Problem - Word for word, transcribe the lines below and drop the pictures.

Raw data -
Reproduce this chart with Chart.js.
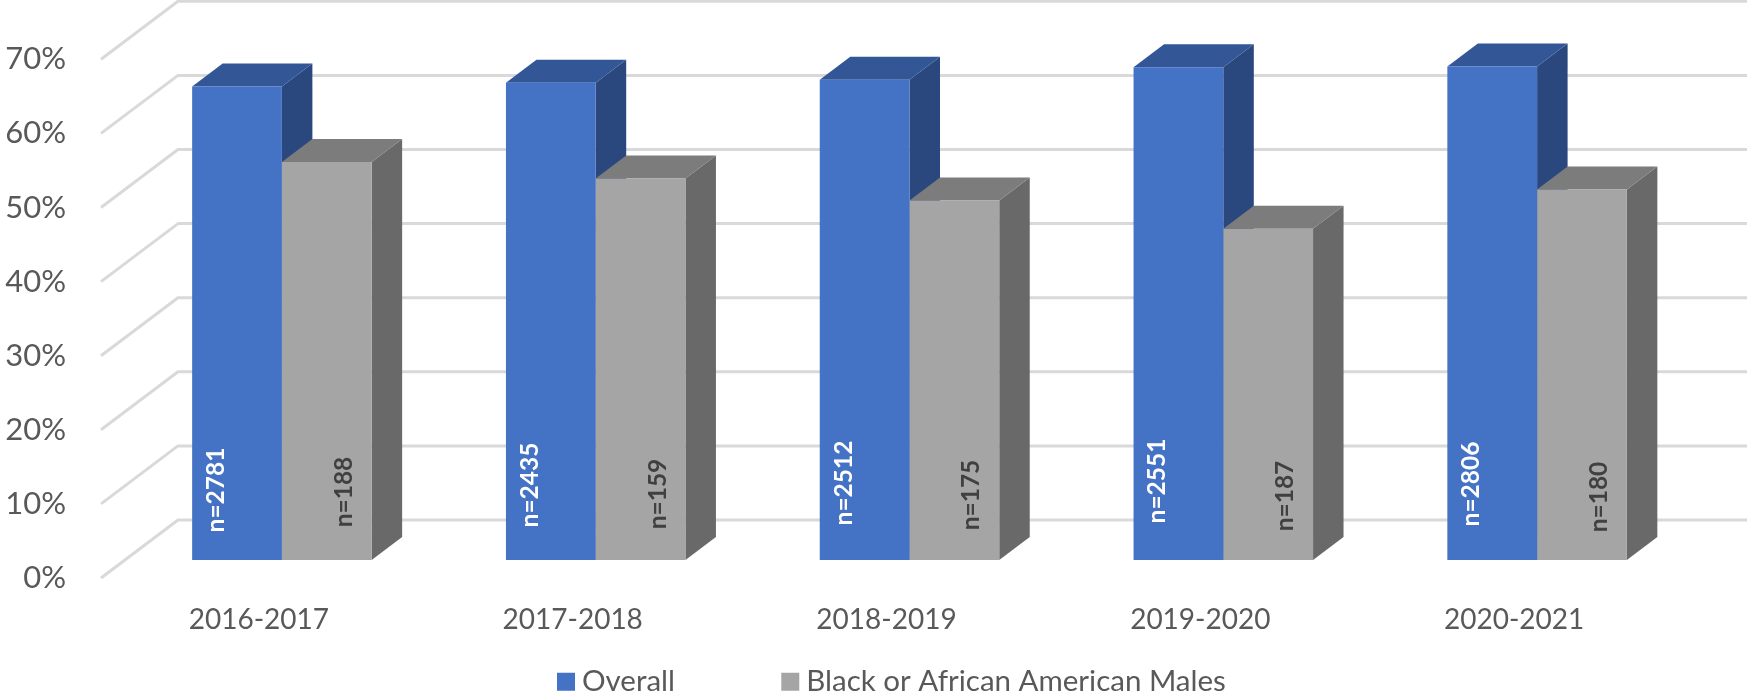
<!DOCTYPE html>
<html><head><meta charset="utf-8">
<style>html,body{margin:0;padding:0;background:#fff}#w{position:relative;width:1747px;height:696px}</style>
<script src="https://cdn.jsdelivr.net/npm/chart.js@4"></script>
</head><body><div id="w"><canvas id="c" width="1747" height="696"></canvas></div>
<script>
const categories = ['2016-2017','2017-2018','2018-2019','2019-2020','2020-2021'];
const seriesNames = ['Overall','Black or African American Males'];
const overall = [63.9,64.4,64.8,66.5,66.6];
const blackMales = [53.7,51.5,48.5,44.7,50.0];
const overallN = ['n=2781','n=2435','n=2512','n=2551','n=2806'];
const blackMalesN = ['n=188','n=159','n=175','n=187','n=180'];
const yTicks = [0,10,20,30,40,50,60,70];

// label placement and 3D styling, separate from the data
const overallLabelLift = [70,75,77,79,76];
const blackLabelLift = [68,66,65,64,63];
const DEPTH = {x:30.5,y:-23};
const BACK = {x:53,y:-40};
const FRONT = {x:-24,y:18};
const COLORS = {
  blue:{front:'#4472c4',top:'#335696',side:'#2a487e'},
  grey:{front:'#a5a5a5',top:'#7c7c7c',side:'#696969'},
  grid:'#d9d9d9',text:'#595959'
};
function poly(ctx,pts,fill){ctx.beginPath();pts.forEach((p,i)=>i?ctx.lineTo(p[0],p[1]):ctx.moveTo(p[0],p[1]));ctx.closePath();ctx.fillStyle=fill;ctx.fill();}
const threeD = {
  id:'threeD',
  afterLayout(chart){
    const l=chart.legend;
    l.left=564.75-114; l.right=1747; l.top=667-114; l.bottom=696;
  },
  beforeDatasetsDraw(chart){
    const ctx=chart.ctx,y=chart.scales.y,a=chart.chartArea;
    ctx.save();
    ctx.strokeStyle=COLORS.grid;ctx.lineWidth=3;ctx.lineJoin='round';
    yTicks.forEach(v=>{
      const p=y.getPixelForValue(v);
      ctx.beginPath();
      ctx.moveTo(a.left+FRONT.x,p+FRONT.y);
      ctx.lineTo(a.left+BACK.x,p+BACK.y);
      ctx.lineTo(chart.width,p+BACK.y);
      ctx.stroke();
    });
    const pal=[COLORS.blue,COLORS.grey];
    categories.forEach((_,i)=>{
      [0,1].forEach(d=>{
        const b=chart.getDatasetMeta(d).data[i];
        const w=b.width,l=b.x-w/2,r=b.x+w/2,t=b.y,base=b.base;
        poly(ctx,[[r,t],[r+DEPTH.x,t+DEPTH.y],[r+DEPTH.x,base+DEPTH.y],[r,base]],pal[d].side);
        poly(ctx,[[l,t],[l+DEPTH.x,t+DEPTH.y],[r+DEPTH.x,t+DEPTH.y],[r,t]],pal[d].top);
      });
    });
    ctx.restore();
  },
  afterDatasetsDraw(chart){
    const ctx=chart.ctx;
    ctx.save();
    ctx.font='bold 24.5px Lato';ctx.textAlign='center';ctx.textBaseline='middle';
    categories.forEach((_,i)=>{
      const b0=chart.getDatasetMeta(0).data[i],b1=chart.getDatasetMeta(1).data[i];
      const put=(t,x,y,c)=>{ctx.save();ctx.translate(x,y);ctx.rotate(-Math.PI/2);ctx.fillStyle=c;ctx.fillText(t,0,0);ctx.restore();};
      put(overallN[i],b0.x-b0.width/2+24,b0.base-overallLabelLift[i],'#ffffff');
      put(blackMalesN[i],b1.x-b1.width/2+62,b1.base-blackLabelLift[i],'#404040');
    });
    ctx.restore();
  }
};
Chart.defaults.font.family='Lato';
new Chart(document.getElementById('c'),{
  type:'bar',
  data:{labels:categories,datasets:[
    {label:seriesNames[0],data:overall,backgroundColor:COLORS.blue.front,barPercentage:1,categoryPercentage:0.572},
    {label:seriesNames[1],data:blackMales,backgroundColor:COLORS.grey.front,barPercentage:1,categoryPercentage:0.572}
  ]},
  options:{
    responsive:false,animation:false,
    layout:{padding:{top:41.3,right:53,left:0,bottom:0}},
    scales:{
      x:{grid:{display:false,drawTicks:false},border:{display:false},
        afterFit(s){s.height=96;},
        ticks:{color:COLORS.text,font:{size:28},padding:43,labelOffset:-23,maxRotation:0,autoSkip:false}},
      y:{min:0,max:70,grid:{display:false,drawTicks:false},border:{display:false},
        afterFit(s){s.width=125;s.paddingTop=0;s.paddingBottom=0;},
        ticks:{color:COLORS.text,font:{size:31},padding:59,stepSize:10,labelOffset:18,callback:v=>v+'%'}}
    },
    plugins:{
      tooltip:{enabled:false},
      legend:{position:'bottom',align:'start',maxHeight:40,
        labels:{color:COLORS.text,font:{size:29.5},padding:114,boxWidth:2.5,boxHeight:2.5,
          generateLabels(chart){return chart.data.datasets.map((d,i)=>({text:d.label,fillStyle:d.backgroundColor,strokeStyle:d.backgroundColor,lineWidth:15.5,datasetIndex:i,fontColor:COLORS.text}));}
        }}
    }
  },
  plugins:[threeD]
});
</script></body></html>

Output of the exercise -
Reproduce this chart with Chart.js.
<!DOCTYPE html>
<html><head><meta charset="utf-8">
<style>html,body{margin:0;padding:0;background:#fff}#w{position:relative;width:1747px;height:696px}</style>
<script src="https://cdn.jsdelivr.net/npm/chart.js@4"></script>
</head><body><div id="w"><canvas id="c" width="1747" height="696"></canvas></div>
<script>
const categories = ['2016-2017','2017-2018','2018-2019','2019-2020','2020-2021'];
const seriesNames = ['Overall','Black or African American Males'];
const overall = [63.9,64.4,64.8,66.5,66.6];
const blackMales = [53.7,51.5,48.5,44.7,50.0];
const overallN = ['n=2781','n=2435','n=2512','n=2551','n=2806'];
const blackMalesN = ['n=188','n=159','n=175','n=187','n=180'];
const yTicks = [0,10,20,30,40,50,60,70];

// label placement and 3D styling, separate from the data
const overallLabelLift = [70,75,77,79,76];
const blackLabelLift = [68,66,65,64,63];
const DEPTH = {x:30.5,y:-23};
const BACK = {x:53,y:-40};
const FRONT = {x:-24,y:18};
const COLORS = {
  blue:{front:'#4472c4',top:'#335696',side:'#2a487e'},
  grey:{front:'#a5a5a5',top:'#7c7c7c',side:'#696969'},
  grid:'#d9d9d9',text:'#595959'
};
function poly(ctx,pts,fill){ctx.beginPath();pts.forEach((p,i)=>i?ctx.lineTo(p[0],p[1]):ctx.moveTo(p[0],p[1]));ctx.closePath();ctx.fillStyle=fill;ctx.fill();}
const threeD = {
  id:'threeD',
  afterLayout(chart){
    const l=chart.legend;
    l.left=564.75-114; l.right=1747; l.top=667-114; l.bottom=696;
  },
  beforeDatasetsDraw(chart){
    const ctx=chart.ctx,y=chart.scales.y,a=chart.chartArea;
    ctx.save();
    ctx.strokeStyle=COLORS.grid;ctx.lineWidth=3;ctx.lineJoin='round';
    yTicks.forEach(v=>{
      const p=y.getPixelForValue(v);
      ctx.beginPath();
      ctx.moveTo(a.left+FRONT.x,p+FRONT.y);
      ctx.lineTo(a.left+BACK.x,p+BACK.y);
      ctx.lineTo(chart.width,p+BACK.y);
      ctx.stroke();
    });
    const pal=[COLORS.blue,COLORS.grey];
    categories.forEach((_,i)=>{
      [0,1].forEach(d=>{
        const b=chart.getDatasetMeta(d).data[i];
        const w=b.width,l=b.x-w/2,r=b.x+w/2,t=b.y,base=b.base;
        poly(ctx,[[r,t],[r+DEPTH.x,t+DEPTH.y],[r+DEPTH.x,base+DEPTH.y],[r,base]],pal[d].side);
        poly(ctx,[[l,t],[l+DEPTH.x,t+DEPTH.y],[r+DEPTH.x,t+DEPTH.y],[r,t]],pal[d].top);
      });
    });
    ctx.restore();
  },
  afterDatasetsDraw(chart){
    const ctx=chart.ctx;
    ctx.save();
    ctx.font='bold 24.5px Lato';ctx.textAlign='center';ctx.textBaseline='middle';
    categories.forEach((_,i)=>{
      const b0=chart.getDatasetMeta(0).data[i],b1=chart.getDatasetMeta(1).data[i];
      const put=(t,x,y,c)=>{ctx.save();ctx.translate(x,y);ctx.rotate(-Math.PI/2);ctx.fillStyle=c;ctx.fillText(t,0,0);ctx.restore();};
      put(overallN[i],b0.x-b0.width/2+24,b0.base-overallLabelLift[i],'#ffffff');
      put(blackMalesN[i],b1.x-b1.width/2+62,b1.base-blackLabelLift[i],'#404040');
    });
    ctx.restore();
  }
};
Chart.defaults.font.family='Lato';
new Chart(document.getElementById('c'),{
  type:'bar',
  data:{labels:categories,datasets:[
    {label:seriesNames[0],data:overall,backgroundColor:COLORS.blue.front,barPercentage:1,categoryPercentage:0.572},
    {label:seriesNames[1],data:blackMales,backgroundColor:COLORS.grey.front,barPercentage:1,categoryPercentage:0.572}
  ]},
  options:{
    responsive:false,animation:false,
    layout:{padding:{top:41.3,right:53,left:0,bottom:0}},
    scales:{
      x:{grid:{display:false,drawTicks:false},border:{display:false},
        afterFit(s){s.height=96;},
        ticks:{color:COLORS.text,font:{size:28},padding:43,labelOffset:-23,maxRotation:0,autoSkip:false}},
      y:{min:0,max:70,grid:{display:false,drawTicks:false},border:{display:false},
        afterFit(s){s.width=125;s.paddingTop=0;s.paddingBottom=0;},
        ticks:{color:COLORS.text,font:{size:31},padding:59,stepSize:10,labelOffset:18,callback:v=>v+'%'}}
    },
    plugins:{
      tooltip:{enabled:false},
      legend:{position:'bottom',align:'start',maxHeight:40,
        labels:{color:COLORS.text,font:{size:29.5},padding:114,boxWidth:2.5,boxHeight:2.5,
          generateLabels(chart){return chart.data.datasets.map((d,i)=>({text:d.label,fillStyle:d.backgroundColor,strokeStyle:d.backgroundColor,lineWidth:15.5,datasetIndex:i,fontColor:COLORS.text}));}
        }}
    }
  },
  plugins:[threeD]
});
</script></body></html>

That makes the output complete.